(Problem statement): Your output is the lines from the first one to the one containing "(0,0) rectangle (33.94,17.94);", repeated exactly, with images left out.

(Data lines):
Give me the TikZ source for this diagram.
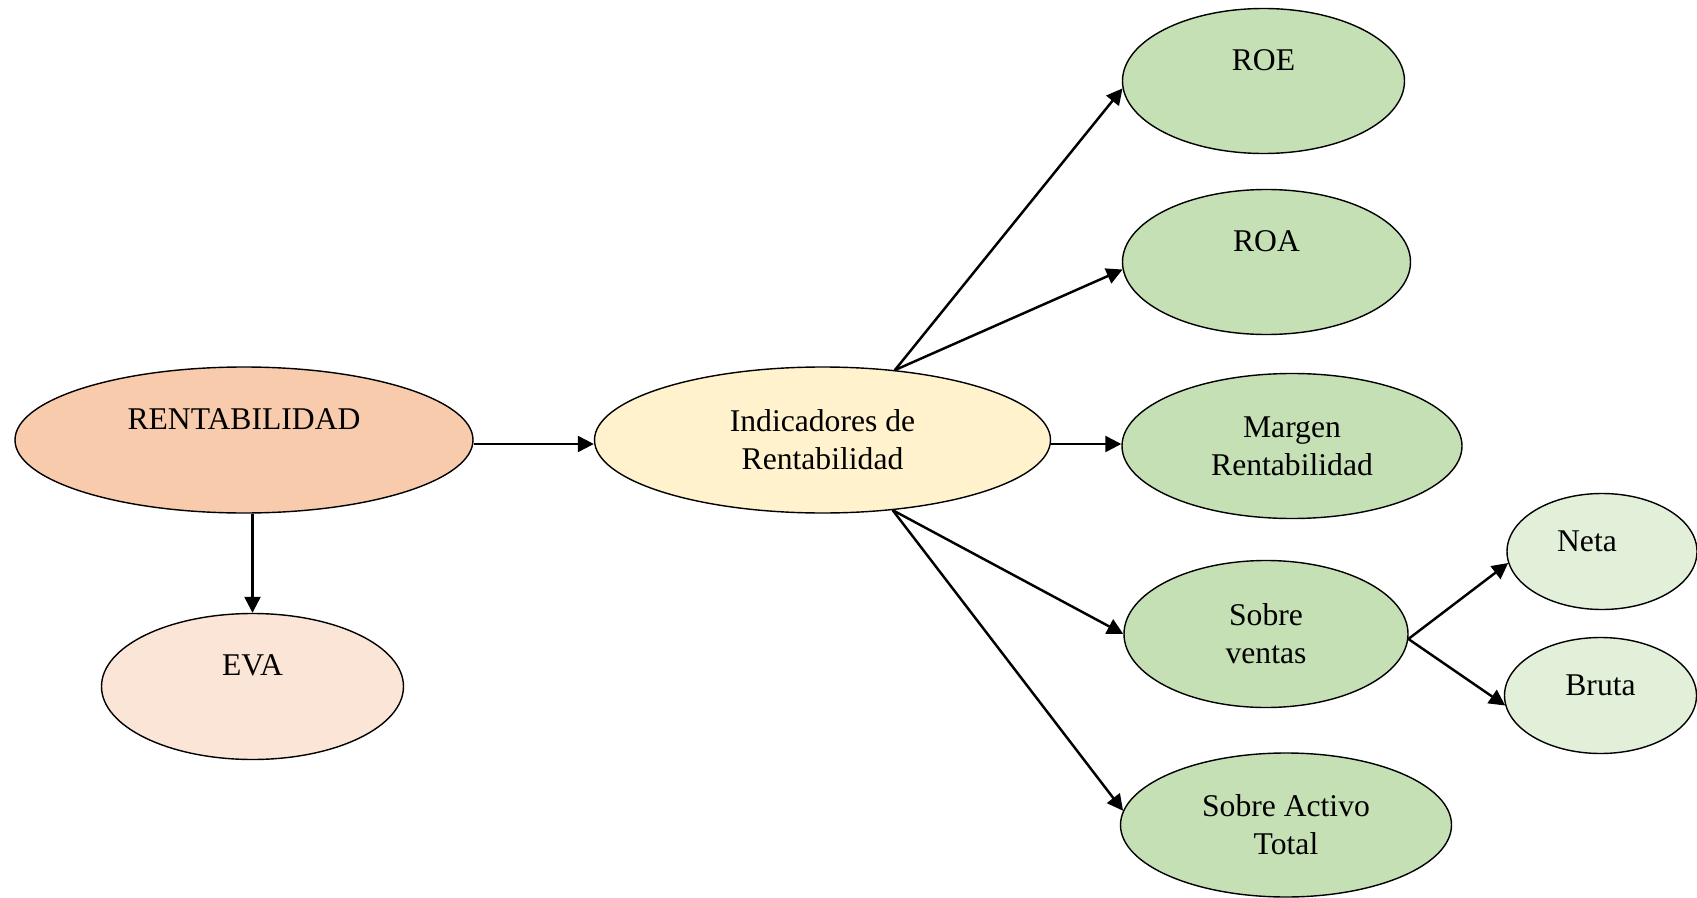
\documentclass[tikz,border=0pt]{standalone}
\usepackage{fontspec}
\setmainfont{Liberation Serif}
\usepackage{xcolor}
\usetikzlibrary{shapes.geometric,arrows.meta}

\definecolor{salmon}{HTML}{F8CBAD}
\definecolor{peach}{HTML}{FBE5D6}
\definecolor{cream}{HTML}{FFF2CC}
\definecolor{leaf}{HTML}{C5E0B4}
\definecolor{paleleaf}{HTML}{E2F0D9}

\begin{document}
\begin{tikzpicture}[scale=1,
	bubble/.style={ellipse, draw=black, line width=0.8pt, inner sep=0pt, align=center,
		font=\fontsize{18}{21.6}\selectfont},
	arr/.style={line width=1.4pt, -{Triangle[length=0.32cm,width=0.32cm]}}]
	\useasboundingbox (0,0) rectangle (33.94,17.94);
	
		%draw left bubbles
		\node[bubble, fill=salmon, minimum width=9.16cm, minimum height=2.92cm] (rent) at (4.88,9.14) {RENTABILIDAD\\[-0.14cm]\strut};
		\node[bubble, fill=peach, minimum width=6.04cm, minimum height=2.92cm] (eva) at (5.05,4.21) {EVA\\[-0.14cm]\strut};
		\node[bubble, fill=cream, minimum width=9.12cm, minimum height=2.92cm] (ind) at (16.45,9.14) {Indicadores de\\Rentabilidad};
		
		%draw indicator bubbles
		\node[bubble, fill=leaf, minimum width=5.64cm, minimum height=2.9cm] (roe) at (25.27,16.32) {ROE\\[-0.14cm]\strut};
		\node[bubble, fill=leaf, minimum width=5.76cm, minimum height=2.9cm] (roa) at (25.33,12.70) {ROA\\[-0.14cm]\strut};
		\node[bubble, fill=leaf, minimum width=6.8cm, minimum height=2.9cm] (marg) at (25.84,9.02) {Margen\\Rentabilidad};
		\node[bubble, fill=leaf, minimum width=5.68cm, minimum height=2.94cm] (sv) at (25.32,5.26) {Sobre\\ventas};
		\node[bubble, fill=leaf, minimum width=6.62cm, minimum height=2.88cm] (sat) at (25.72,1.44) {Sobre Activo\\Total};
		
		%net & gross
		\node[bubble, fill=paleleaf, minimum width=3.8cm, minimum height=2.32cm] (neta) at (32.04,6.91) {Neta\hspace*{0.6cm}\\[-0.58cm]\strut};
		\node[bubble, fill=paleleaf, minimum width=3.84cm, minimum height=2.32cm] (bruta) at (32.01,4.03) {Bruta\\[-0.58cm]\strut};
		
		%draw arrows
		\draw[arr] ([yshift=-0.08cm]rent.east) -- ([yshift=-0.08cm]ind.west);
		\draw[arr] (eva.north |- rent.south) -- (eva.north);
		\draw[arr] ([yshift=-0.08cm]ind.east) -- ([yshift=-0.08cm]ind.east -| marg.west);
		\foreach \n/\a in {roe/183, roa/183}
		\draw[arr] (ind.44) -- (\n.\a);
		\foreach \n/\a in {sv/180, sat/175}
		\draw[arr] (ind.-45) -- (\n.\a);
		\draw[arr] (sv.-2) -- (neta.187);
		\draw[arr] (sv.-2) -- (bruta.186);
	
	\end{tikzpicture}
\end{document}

(The response):
Give me the TikZ source for this diagram.
\documentclass[tikz,border=0pt]{standalone}
\usepackage{fontspec}
\setmainfont{Liberation Serif}
\usepackage{xcolor}
\usetikzlibrary{shapes.geometric,arrows.meta}

\definecolor{salmon}{HTML}{F8CBAD}
\definecolor{peach}{HTML}{FBE5D6}
\definecolor{cream}{HTML}{FFF2CC}
\definecolor{leaf}{HTML}{C5E0B4}
\definecolor{paleleaf}{HTML}{E2F0D9}

\begin{document}
\begin{tikzpicture}[scale=1,
	bubble/.style={ellipse, draw=black, line width=0.8pt, inner sep=0pt, align=center,
		font=\fontsize{18}{21.6}\selectfont},
	arr/.style={line width=1.4pt, -{Triangle[length=0.32cm,width=0.32cm]}}]
	\useasboundingbox (0,0) rectangle (33.94,17.94);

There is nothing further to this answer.